Benedict Zuckermann (9 October 1818 - 17 December 1891) was a Jewish scholar, mathematician, calendrist, and long-serving teacher at the Jewish Theological Seminary of Breslau. Educated in both traditional Jewish and secular disciplines, he became a specialist in the Jewish calendar, Jewish chronology, and the mathematical aspects of rabbinic literature. Known for his strict Orthodox observance and personal modesty, Zuckermann published several important works on the Jewish calendar and related subjects and contributed to the Monatsschrift für Geschichte und Wissenschaft des Judenthums.

== Life ==

Zuckermann was born in Breslau (Wrocław), in the Kingdom of Prussia's Province of Silesia, an Ashkenazic Jew. He received a thorough Hebrew and secular education at the institutions of his native city, and devoted himself at the university to the study of mathematics and astronomy. In 1845 he joined Heinrich Graetz in agitating for an address to Zecharias Frankel to congratulate him on the conservative stand which he had taken against the Frankfurt Conference; and when Frankel assumed the management of the Breslau seminary he appointed Zuckermann on the teaching staff. He gave instruction in mathematics to those of the students who had not had a regular school training, and taught calendric science in the academic department, at the same time acting as librarian and administrator of the stipendiary fund.

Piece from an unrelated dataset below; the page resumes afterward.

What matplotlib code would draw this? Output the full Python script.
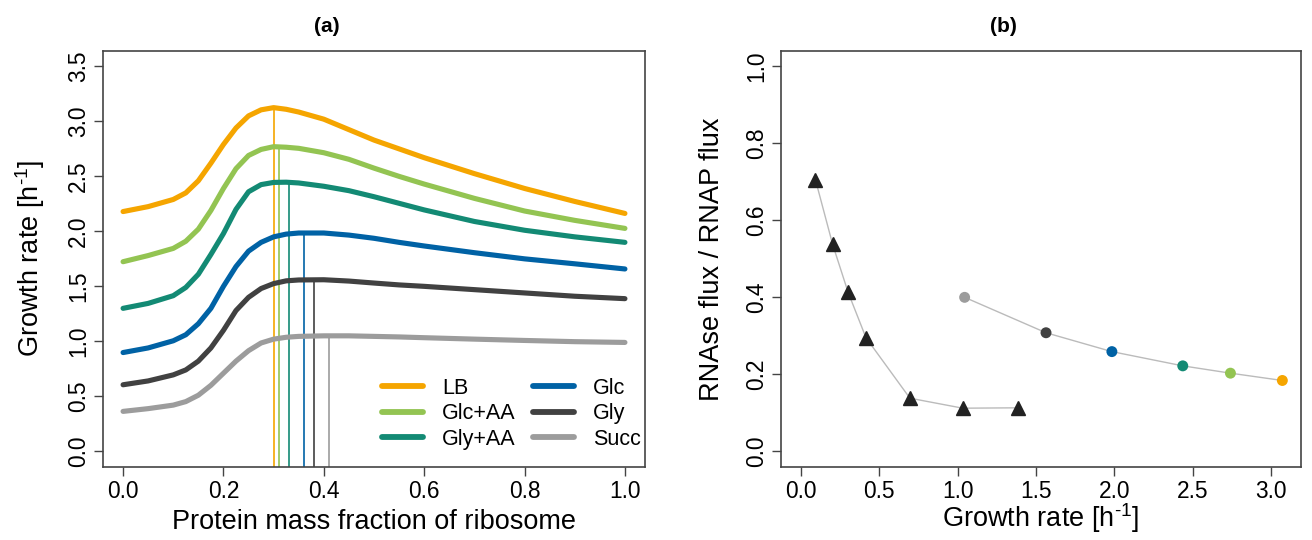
import numpy as np
import matplotlib
matplotlib.use("Agg")
import matplotlib.pyplot as plt
from matplotlib.lines import Line2D

plt.rcParams['font.family'] = ['Liberation Sans', 'DejaVu Sans']

# ---- panel (a): growth rate vs ribosome fraction
phi_r = [0.0, 0.05, 0.1, 0.125, 0.15, 0.175, 0.2, 0.225, 0.25, 0.275, 0.3,
         0.325, 0.35, 0.4, 0.45, 0.5, 0.55, 0.6, 0.7, 0.8, 0.9, 1.0]

media = ["LB", "Glc+AA", "Gly+AA", "Glc", "Gly", "Succ"]
colors = ["#F5A500", "#93C452", "#138A74", "#0062A5", "#414141", "#9C9C9C"]

growth = {
    "LB":     [2.18, 2.225, 2.29, 2.35, 2.46, 2.62, 2.79, 2.94, 3.05, 3.105, 3.125,
               3.11, 3.085, 3.02, 2.925, 2.83, 2.75, 2.67, 2.525, 2.39, 2.272, 2.163],
    "Glc+AA": [1.724, 1.78, 1.845, 1.91, 2.02, 2.19, 2.39, 2.57, 2.69, 2.745, 2.77,
               2.765, 2.755, 2.715, 2.655, 2.575, 2.50, 2.43, 2.30, 2.185, 2.10, 2.027],
    "Gly+AA": [1.30, 1.345, 1.415, 1.49, 1.61, 1.79, 1.98, 2.20, 2.36, 2.425, 2.445,
               2.447, 2.44, 2.41, 2.37, 2.315, 2.255, 2.195, 2.09, 2.01, 1.95, 1.90],
    "Glc":    [0.898, 0.94, 1.005, 1.06, 1.16, 1.30, 1.50, 1.68, 1.82, 1.90, 1.95,
               1.975, 1.985, 1.985, 1.966, 1.937, 1.90, 1.867, 1.806, 1.75, 1.705, 1.658],
    "Gly":    [0.605, 0.64, 0.695, 0.74, 0.82, 0.94, 1.10, 1.28, 1.40, 1.48, 1.525,
               1.55, 1.558, 1.56, 1.548, 1.53, 1.513, 1.50, 1.47, 1.44, 1.41, 1.388],
    "Succ":   [0.363, 0.388, 0.42, 0.452, 0.51, 0.60, 0.71, 0.82, 0.915, 0.985, 1.02,
               1.037, 1.045, 1.05, 1.05, 1.045, 1.04, 1.033, 1.02, 1.008, 0.997, 0.99],
}

# optimal ribosome fraction and the max growth reached there
phi_opt = [0.30, 0.31, 0.33, 0.36, 0.38, 0.41]
mu_max = [3.125, 2.77, 2.447, 1.987, 1.56, 1.05]

# ---- panel (b): RNAse flux / RNAP flux vs growth rate
tri_mu = [0.094, 0.203, 0.302, 0.416, 0.696, 1.033, 1.385]
tri_ratio = [0.705, 0.538, 0.413, 0.295, 0.138, 0.112, 0.113]

circ_mu = [1.045, 1.564, 1.984, 2.436, 2.74, 3.071]
circ_ratio = [0.400, 0.308, 0.259, 0.222, 0.203, 0.184]
circ_colors = ["#9C9C9C", "#414141", "#0062A5", "#138A74", "#93C452", "#F5A500"]

fs_tick = 16.4
fs_lab = 19.5
fs_leg = 15.5
frame_col = "#444444"
unit = "Growth rate [h$^{\\mathregular{\u20101}}$]"

W, H = 1312, 540
fig = plt.figure(figsize=(W / 100, H / 100), dpi=100)
# axes boxes in pixels: left, right, top, bottom
ax1 = fig.add_axes([103 / W, 1 - 466.7 / H, (645 - 103) / W, (466.7 - 51) / H])
ax2 = fig.add_axes([781 / W, 1 - 466.7 / H, (1301 - 781) / W, (466.7 - 51) / H])


def r_style(ax):
    for s in ax.spines.values():
        s.set_color(frame_col)
        s.set_linewidth(1.2)
    ax.tick_params(direction="out", length=6.5, width=1.0, color=frame_col,
                   labelsize=fs_tick, pad=3)
    for lab in ax.get_yticklabels():
        lab.set_rotation(90)
        lab.set_va("center")


# panel (a)
ylo = -0.14
for m, c, po, mm in zip(media, colors, phi_opt, mu_max):
    ax1.plot(phi_r, growth[m], color=c, lw=3.7, solid_capstyle="round",
             solid_joinstyle="round", zorder=3)
    ax1.vlines(po, ylo, mm, color=c, lw=1.2, zorder=2)

ax1.set_xlim(-0.04, 1.04)
ax1.set_ylim(ylo, 3.64)
ax1.set_xticks([0.0, 0.2, 0.4, 0.6, 0.8, 1.0])
ax1.set_xticklabels(["0.0", "0.2", "0.4", "0.6", "0.8", "1.0"])
ax1.set_yticks(np.arange(0, 3.51, 0.5))
ax1.set_yticklabels(["0.0", "0.5", "1.0", "1.5", "2.0", "2.5", "3.0", "3.5"])
r_style(ax1)
ax1.set_xlabel("Protein mass fraction of ribosome", fontsize=fs_lab, va="center")
ax1.xaxis.set_label_coords(0.5, (466.7 - 522) / 415.7)
ax1.set_ylabel(unit, fontsize=fs_lab, va="center")
ax1.yaxis.set_label_coords((30 - 103) / 542, 0.5)

handles = [Line2D([], [], color=c, lw=4.2, solid_capstyle="round") for c in colors]
ax1.legend(handles, media, ncol=2, loc="lower left", frameon=False,
           fontsize=fs_leg, handlelength=1.93, handletextpad=0.86,
           columnspacing=0.8, labelspacing=0.22, borderpad=0, borderaxespad=0,
           bbox_to_anchor=((381.7 - 103) / 542, (466.7 - 450) / 415.7))

# panel (b)
ax2.plot(tri_mu, tri_ratio, color="#BBBBBB", lw=1.0, zorder=1)
ax2.plot(tri_mu, tri_ratio, ls="none", marker="^", ms=9.5, color="#222222", zorder=2)
ax2.plot(circ_mu, circ_ratio, color="#BBBBBB", lw=1.0, zorder=1)
ax2.scatter(circ_mu, circ_ratio, s=62, c=circ_colors, edgecolors="none", zorder=2)

ax2.set_xlim(-0.126, 3.19)
ax2.set_ylim(-0.04, 1.04)
ax2.set_xticks(np.arange(0, 3.01, 0.5))
ax2.set_xticklabels(["0.0", "0.5", "1.0", "1.5", "2.0", "2.5", "3.0"])
ax2.set_yticks(np.arange(0, 1.01, 0.2))
ax2.set_yticklabels(["0.0", "0.2", "0.4", "0.6", "0.8", "1.0"])
r_style(ax2)
ax2.set_xlabel(unit, fontsize=fs_lab, va="center")
ax2.xaxis.set_label_coords(0.5, (466.7 - 518) / 415.7)
ax2.set_ylabel("RNAse flux / RNAP flux", fontsize=fs_lab, va="center")
ax2.yaxis.set_label_coords((712.5 - 781) / 520, 0.5)

fig.text(327 / W, 1 - 27 / H, "(a)", fontsize=15, fontweight="bold",
         ha="center", va="center")
fig.text(1003 / W, 1 - 27 / H, "(b)", fontsize=15, fontweight="bold",
         ha="center", va="center")

fig.savefig("out.png", dpi=100)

Zuckermann's religious attitude was strictly Orthodox. Twice a day he attended the synagogue maintained by him in the house which he had inherited from his father, although he lived in the seminary building, where daily services were held in the chapel. He never married; and while genial and kindly in nature, he was strongly opposed to anything savoring of ostentation. On his 70th birthday he fled from Breslau to escape all ovations, and in his will he forbade the delivering of a funeral address. He died in Breslau.

== Writings ==
- "Ueber Sabbatjahrcyclus und Jobelperiode", W. G. Korn, 1857;
- "Über Sabbathjahrcyclus und Jubelperiode," Breslau, 1859 (translated into English by A. Loewy, London, 1866);
- "Über Talmudische Münzen und Gewichte," Breslau, 1862;
- "Das jüdische Maasssystem und seine Beziehungen zum griechischen und römischen," Grass, Barth und Comp., 1867;
- "Katalog der Seminarbibliothek," part i., ib. 1870 (2d ed., ib. 1876);
- "Das Mathematische im Talmud," ib. 1878;
- "Materialien zur Entwickelung der altjüdischen Zeitrechnung im Talmud", Preuss und Jünger, 1882;
- "Die astronomischen Grundlagen der tabellarischen Beigabe zu den jüdischen Kalendern", 1890;
- "Tabelle zur Berechnung des Eintrittes der Nacht," ib. 1892;
- "Anleitung und Tabellen zur Vergleichung Jüdischer und Christlicher Zeitangaben," ib. 1893.
- He also contributed occasionally to the "Monatsschrift für Geschichte und Wissenschaft des Judenthums".